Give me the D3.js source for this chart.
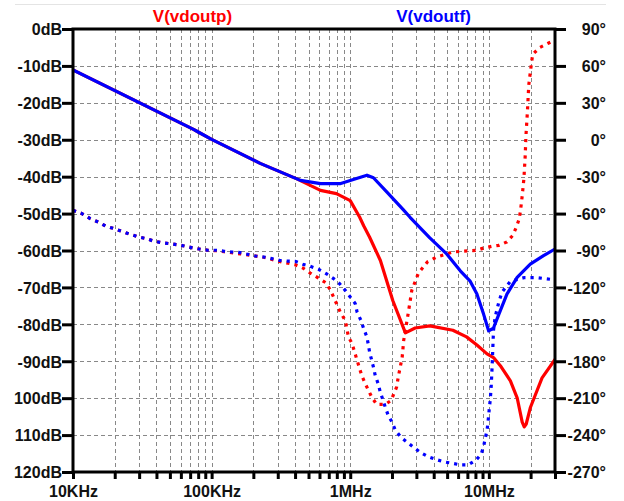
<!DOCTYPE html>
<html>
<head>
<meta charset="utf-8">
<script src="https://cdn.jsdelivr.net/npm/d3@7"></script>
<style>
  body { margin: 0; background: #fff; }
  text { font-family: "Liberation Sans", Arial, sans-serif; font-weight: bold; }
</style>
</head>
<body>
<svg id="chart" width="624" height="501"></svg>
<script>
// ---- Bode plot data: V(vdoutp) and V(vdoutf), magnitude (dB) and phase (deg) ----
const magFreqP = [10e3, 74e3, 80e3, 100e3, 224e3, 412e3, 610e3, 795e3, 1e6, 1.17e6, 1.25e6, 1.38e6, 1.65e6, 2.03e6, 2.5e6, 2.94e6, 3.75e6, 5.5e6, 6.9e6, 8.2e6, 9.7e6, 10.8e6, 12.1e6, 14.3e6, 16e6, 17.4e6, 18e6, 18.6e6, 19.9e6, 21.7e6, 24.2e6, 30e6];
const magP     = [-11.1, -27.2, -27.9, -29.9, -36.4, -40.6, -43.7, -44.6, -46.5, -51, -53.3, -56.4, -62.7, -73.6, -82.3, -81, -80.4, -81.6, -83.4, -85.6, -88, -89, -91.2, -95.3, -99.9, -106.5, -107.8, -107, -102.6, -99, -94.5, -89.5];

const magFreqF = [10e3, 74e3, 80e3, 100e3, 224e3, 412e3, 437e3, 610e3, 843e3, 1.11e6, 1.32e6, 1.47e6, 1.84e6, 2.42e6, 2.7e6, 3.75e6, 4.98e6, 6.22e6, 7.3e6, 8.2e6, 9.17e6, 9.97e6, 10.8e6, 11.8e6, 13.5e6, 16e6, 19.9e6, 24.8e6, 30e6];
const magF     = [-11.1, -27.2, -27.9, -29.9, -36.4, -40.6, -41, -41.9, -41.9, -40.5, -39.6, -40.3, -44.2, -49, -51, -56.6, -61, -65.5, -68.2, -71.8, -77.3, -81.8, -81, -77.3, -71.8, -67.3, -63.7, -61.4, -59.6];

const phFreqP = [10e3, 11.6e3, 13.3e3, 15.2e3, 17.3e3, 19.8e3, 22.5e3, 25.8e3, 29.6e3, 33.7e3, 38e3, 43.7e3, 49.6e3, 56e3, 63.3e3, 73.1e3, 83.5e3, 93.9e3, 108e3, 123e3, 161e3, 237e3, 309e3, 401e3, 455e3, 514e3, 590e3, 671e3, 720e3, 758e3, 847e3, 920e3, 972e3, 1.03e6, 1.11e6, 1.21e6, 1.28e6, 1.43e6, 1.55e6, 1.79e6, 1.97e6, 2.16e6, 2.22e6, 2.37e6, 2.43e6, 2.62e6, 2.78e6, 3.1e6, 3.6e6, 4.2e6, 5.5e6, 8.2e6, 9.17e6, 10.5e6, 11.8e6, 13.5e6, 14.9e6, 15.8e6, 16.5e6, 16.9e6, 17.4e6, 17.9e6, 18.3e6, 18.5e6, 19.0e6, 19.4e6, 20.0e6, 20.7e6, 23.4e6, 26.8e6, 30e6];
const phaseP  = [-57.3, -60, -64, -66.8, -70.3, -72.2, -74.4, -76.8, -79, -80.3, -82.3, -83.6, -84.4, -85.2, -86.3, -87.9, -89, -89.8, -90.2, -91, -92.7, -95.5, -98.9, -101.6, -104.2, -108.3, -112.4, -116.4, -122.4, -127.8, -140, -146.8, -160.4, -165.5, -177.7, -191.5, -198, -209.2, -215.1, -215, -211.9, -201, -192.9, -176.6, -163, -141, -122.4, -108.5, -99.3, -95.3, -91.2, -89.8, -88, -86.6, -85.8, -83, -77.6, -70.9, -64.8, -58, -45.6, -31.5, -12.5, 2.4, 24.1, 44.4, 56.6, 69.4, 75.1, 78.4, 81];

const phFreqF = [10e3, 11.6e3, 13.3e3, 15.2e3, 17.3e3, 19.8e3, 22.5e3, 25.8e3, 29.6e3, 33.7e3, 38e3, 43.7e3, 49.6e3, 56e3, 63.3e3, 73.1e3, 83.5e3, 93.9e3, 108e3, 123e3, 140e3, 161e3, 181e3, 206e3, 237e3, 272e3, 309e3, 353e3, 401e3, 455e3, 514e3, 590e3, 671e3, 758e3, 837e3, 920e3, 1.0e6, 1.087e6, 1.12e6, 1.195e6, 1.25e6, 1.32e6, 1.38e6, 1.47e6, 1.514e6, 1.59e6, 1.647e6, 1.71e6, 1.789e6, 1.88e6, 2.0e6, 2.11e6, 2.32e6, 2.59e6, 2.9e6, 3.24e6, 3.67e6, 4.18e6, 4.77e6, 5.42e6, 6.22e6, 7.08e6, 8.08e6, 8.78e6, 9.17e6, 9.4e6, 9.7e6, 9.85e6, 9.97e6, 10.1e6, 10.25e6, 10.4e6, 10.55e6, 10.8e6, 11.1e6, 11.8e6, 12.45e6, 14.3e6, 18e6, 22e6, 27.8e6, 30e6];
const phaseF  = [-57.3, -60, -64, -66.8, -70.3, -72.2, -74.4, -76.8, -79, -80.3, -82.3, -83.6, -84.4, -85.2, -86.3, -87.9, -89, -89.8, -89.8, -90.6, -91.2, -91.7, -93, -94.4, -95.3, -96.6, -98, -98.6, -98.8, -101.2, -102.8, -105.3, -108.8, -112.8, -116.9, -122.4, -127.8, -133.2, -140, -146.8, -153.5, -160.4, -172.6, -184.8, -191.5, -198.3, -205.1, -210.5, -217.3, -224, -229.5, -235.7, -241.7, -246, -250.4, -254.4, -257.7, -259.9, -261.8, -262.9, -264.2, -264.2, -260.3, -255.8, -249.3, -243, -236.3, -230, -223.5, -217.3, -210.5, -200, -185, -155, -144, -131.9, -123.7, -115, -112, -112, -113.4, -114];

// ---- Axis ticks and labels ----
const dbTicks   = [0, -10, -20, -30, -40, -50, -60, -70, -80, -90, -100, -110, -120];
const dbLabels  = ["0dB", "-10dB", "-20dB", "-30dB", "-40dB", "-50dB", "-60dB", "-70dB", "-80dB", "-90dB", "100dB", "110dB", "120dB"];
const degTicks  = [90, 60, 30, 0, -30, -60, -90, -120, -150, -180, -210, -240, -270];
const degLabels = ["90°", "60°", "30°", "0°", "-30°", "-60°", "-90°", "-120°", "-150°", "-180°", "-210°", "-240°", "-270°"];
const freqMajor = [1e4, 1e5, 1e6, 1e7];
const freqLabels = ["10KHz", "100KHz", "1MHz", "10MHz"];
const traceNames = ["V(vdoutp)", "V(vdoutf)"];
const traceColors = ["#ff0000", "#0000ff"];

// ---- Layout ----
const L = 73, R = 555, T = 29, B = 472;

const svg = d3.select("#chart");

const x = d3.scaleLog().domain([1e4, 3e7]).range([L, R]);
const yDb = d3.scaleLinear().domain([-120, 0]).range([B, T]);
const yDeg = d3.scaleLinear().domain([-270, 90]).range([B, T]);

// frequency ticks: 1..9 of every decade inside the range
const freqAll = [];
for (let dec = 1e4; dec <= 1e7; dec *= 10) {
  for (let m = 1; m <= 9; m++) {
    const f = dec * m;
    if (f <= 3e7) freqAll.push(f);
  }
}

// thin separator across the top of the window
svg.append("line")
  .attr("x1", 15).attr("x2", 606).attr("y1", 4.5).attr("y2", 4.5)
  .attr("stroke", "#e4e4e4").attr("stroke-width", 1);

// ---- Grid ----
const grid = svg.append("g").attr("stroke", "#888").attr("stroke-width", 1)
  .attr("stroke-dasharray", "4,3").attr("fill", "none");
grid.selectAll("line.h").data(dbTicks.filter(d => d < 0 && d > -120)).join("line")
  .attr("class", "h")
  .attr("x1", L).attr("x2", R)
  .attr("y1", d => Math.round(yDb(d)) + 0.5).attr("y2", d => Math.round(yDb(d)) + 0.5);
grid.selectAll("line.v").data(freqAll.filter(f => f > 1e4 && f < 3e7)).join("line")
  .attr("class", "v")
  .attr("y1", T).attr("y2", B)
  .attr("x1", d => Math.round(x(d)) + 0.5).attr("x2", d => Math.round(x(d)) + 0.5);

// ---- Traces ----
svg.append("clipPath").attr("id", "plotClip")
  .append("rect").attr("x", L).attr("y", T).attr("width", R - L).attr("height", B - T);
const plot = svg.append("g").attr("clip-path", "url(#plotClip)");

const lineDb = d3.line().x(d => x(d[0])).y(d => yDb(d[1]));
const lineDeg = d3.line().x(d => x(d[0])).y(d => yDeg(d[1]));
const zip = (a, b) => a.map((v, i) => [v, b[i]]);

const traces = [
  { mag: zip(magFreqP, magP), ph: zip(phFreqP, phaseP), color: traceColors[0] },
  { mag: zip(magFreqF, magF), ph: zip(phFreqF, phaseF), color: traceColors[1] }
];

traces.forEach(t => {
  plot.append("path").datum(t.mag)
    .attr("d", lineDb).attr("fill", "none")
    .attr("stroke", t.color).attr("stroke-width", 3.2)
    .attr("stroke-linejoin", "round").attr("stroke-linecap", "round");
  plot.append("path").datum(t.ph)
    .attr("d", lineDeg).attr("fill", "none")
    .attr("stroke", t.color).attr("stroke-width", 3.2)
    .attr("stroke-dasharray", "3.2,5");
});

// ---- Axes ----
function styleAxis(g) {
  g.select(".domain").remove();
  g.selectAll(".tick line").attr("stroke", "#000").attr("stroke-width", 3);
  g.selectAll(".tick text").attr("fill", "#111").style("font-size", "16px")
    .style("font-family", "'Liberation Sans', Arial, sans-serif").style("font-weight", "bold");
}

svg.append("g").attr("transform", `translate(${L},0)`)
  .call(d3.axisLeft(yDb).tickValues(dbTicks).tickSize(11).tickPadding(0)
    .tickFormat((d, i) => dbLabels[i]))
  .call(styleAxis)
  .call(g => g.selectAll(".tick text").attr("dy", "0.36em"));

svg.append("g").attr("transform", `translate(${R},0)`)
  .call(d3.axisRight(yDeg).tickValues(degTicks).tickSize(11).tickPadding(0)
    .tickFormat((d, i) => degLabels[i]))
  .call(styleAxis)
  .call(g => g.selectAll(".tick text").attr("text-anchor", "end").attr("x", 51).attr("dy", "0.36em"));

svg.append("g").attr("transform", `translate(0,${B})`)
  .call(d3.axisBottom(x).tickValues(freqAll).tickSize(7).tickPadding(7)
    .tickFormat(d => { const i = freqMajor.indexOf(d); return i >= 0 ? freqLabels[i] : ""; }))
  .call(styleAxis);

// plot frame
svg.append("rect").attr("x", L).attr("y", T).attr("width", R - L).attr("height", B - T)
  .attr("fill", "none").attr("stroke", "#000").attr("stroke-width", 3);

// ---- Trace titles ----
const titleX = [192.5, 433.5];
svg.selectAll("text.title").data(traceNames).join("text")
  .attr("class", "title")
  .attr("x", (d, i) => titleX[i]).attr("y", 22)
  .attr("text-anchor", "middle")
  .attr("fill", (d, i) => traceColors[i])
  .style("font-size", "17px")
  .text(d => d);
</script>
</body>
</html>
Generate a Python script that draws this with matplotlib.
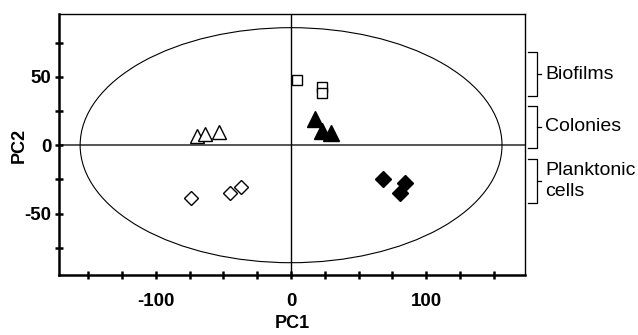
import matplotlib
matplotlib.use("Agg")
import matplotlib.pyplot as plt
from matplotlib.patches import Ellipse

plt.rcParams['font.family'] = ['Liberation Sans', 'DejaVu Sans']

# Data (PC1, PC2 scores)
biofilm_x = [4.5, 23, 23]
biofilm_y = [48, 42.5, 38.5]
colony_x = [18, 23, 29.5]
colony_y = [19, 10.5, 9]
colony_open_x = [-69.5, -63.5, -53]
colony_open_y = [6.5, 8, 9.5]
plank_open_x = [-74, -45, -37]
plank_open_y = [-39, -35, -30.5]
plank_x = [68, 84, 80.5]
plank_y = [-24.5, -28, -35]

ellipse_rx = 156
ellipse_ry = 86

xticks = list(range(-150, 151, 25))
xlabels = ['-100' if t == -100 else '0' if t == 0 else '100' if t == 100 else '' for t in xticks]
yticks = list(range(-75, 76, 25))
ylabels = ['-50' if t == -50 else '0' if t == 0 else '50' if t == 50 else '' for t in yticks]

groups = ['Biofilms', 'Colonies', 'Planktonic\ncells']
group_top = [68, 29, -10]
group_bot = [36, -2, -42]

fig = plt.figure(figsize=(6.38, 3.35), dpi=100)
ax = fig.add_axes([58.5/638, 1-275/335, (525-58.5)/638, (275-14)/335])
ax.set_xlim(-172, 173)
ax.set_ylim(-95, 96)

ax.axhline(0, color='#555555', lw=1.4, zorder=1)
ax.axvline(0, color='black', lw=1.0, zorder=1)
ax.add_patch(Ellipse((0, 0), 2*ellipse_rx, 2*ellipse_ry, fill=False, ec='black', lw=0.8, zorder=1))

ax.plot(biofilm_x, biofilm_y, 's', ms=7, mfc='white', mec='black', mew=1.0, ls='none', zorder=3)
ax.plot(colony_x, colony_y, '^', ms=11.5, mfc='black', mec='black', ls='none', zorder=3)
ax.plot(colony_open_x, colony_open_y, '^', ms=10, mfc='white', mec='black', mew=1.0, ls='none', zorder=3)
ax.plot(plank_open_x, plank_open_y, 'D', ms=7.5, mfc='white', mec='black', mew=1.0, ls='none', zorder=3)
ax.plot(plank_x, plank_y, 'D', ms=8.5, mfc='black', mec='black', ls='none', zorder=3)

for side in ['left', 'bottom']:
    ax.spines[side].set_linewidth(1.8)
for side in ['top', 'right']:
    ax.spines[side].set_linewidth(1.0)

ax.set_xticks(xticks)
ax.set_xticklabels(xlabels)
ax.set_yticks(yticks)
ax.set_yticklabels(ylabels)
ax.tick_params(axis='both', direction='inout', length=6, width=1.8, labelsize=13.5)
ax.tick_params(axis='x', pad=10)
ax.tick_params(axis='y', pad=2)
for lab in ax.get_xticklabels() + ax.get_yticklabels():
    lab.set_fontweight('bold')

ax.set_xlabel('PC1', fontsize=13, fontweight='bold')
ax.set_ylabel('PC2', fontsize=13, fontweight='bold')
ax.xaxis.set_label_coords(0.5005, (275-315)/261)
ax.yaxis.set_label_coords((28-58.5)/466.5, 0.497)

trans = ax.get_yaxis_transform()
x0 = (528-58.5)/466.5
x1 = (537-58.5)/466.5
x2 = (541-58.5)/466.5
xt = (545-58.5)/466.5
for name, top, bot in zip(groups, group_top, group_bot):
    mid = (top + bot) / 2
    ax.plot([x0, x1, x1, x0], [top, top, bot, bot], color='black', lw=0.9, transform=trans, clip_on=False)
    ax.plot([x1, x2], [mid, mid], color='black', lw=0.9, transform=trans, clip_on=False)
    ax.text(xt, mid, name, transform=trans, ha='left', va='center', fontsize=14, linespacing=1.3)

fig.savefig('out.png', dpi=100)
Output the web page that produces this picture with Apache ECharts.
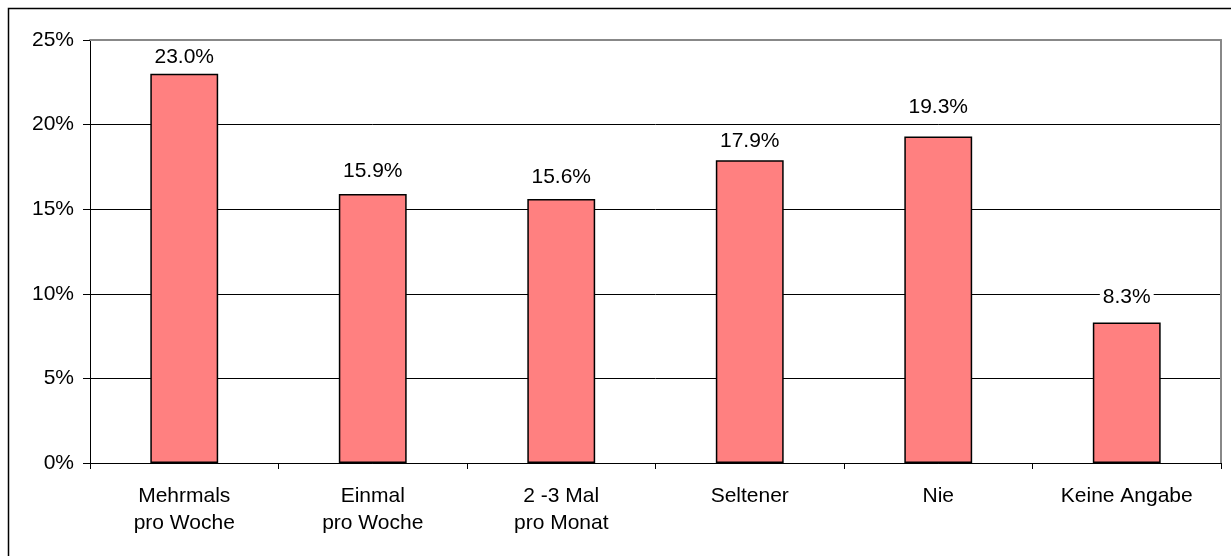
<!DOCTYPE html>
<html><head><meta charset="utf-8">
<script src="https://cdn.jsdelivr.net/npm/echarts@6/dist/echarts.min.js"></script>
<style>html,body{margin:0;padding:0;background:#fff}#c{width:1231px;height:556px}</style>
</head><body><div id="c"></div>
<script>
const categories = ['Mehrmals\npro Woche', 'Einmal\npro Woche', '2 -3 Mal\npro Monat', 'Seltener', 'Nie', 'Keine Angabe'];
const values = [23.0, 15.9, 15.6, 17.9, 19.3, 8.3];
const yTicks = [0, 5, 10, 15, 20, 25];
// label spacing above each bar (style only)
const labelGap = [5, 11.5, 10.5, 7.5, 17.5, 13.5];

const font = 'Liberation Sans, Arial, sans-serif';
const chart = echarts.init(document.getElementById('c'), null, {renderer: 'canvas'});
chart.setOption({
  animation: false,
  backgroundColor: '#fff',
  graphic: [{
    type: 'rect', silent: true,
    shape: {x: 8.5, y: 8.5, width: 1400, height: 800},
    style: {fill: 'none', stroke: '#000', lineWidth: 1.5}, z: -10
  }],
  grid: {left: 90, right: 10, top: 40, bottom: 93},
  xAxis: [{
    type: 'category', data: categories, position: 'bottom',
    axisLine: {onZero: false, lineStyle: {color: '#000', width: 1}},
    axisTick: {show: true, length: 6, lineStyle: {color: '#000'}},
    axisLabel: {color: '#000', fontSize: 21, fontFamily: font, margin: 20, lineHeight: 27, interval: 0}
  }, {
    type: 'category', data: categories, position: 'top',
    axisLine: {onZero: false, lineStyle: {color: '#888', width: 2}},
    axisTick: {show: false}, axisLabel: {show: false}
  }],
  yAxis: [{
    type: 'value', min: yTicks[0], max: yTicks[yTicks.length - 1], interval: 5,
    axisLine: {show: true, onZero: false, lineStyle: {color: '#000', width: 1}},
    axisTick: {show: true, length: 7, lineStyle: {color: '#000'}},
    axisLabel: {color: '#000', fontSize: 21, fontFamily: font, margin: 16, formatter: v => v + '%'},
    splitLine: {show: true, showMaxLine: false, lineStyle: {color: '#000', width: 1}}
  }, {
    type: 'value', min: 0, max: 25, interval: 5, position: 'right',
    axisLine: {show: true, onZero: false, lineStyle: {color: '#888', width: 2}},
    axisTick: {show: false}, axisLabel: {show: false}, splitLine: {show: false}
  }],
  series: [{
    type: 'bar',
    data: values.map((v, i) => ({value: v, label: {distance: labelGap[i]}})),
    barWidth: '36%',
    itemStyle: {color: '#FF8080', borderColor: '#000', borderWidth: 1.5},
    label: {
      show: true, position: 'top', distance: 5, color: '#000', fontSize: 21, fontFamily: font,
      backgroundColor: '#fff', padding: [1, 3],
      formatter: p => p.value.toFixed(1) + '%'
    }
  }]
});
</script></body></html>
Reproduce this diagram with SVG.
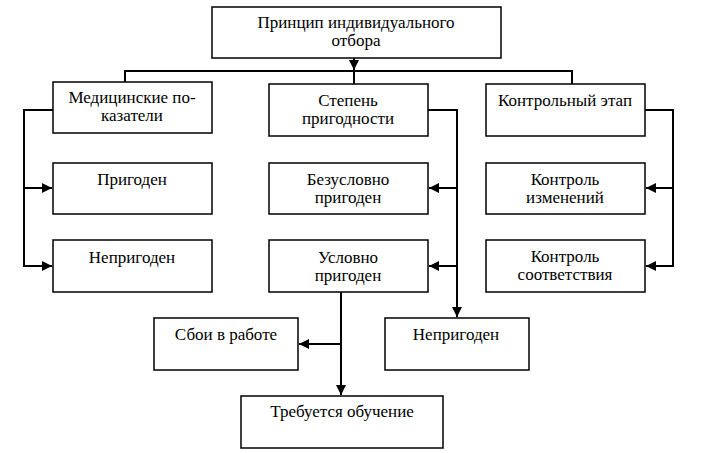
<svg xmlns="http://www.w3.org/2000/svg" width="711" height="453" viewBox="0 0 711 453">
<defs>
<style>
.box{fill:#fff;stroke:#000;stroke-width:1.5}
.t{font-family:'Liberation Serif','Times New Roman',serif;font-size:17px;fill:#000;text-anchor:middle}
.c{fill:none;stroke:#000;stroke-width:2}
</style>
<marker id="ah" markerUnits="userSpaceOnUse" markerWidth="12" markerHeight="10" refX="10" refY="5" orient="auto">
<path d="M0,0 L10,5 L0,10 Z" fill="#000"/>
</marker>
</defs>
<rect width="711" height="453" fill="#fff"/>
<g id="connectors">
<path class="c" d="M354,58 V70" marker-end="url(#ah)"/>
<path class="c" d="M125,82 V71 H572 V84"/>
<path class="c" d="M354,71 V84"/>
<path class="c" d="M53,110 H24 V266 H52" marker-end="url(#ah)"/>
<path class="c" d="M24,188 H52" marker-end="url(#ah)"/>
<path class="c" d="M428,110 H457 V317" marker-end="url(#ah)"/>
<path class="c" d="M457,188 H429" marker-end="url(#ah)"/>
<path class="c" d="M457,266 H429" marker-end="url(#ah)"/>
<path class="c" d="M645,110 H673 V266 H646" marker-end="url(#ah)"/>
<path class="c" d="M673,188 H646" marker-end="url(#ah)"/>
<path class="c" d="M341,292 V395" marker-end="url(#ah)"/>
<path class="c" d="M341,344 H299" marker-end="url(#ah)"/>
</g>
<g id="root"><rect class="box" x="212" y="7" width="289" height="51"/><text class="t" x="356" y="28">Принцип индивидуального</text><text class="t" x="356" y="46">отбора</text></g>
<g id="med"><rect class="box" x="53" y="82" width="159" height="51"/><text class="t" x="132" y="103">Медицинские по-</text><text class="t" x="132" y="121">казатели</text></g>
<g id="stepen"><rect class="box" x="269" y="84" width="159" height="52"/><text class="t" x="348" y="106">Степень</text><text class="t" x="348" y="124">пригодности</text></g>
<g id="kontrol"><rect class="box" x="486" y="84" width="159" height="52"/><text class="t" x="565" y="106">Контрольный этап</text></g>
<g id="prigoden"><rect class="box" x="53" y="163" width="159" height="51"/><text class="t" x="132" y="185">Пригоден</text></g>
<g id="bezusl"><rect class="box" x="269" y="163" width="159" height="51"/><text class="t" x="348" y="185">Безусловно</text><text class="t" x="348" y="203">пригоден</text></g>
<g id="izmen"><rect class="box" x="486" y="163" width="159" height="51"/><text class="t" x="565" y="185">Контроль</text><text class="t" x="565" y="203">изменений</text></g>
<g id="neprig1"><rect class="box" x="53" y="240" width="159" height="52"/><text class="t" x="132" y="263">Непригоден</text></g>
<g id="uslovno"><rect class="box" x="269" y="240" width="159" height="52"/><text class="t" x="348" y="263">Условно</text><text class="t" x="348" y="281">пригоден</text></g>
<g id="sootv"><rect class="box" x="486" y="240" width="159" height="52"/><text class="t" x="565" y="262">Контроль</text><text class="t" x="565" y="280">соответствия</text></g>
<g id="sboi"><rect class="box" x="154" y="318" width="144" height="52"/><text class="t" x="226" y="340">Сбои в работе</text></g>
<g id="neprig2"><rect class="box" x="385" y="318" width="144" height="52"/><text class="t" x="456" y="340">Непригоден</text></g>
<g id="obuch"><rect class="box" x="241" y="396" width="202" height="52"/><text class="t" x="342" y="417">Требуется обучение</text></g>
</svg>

### Job
Give the lines again word for word, from the start of the records to the line holding "-63.7, -61.4, -59.6];", both included, and leave out any picture.

### Response
Give me the D3.js source for this chart.
<!DOCTYPE html>
<html>
<head>
<meta charset="utf-8">
<script src="https://cdn.jsdelivr.net/npm/d3@7"></script>
<style>
  body { margin: 0; background: #fff; }
  text { font-family: "Liberation Sans", Arial, sans-serif; font-weight: bold; }
</style>
</head>
<body>
<svg id="chart" width="624" height="501"></svg>
<script>
// ---- Bode plot data: V(vdoutp) and V(vdoutf), magnitude (dB) and phase (deg) ----
const magFreqP = [10e3, 74e3, 80e3, 100e3, 224e3, 412e3, 610e3, 795e3, 1e6, 1.17e6, 1.25e6, 1.38e6, 1.65e6, 2.03e6, 2.5e6, 2.94e6, 3.75e6, 5.5e6, 6.9e6, 8.2e6, 9.7e6, 10.8e6, 12.1e6, 14.3e6, 16e6, 17.4e6, 18e6, 18.6e6, 19.9e6, 21.7e6, 24.2e6, 30e6];
const magP     = [-11.1, -27.2, -27.9, -29.9, -36.4, -40.6, -43.7, -44.6, -46.5, -51, -53.3, -56.4, -62.7, -73.6, -82.3, -81, -80.4, -81.6, -83.4, -85.6, -88, -89, -91.2, -95.3, -99.9, -106.5, -107.8, -107, -102.6, -99, -94.5, -89.5];

const magFreqF = [10e3, 74e3, 80e3, 100e3, 224e3, 412e3, 437e3, 610e3, 843e3, 1.11e6, 1.32e6, 1.47e6, 1.84e6, 2.42e6, 2.7e6, 3.75e6, 4.98e6, 6.22e6, 7.3e6, 8.2e6, 9.17e6, 9.97e6, 10.8e6, 11.8e6, 13.5e6, 16e6, 19.9e6, 24.8e6, 30e6];
const magF     = [-11.1, -27.2, -27.9, -29.9, -36.4, -40.6, -41, -41.9, -41.9, -40.5, -39.6, -40.3, -44.2, -49, -51, -56.6, -61, -65.5, -68.2, -71.8, -77.3, -81.8, -81, -77.3, -71.8, -67.3, -63.7, -61.4, -59.6];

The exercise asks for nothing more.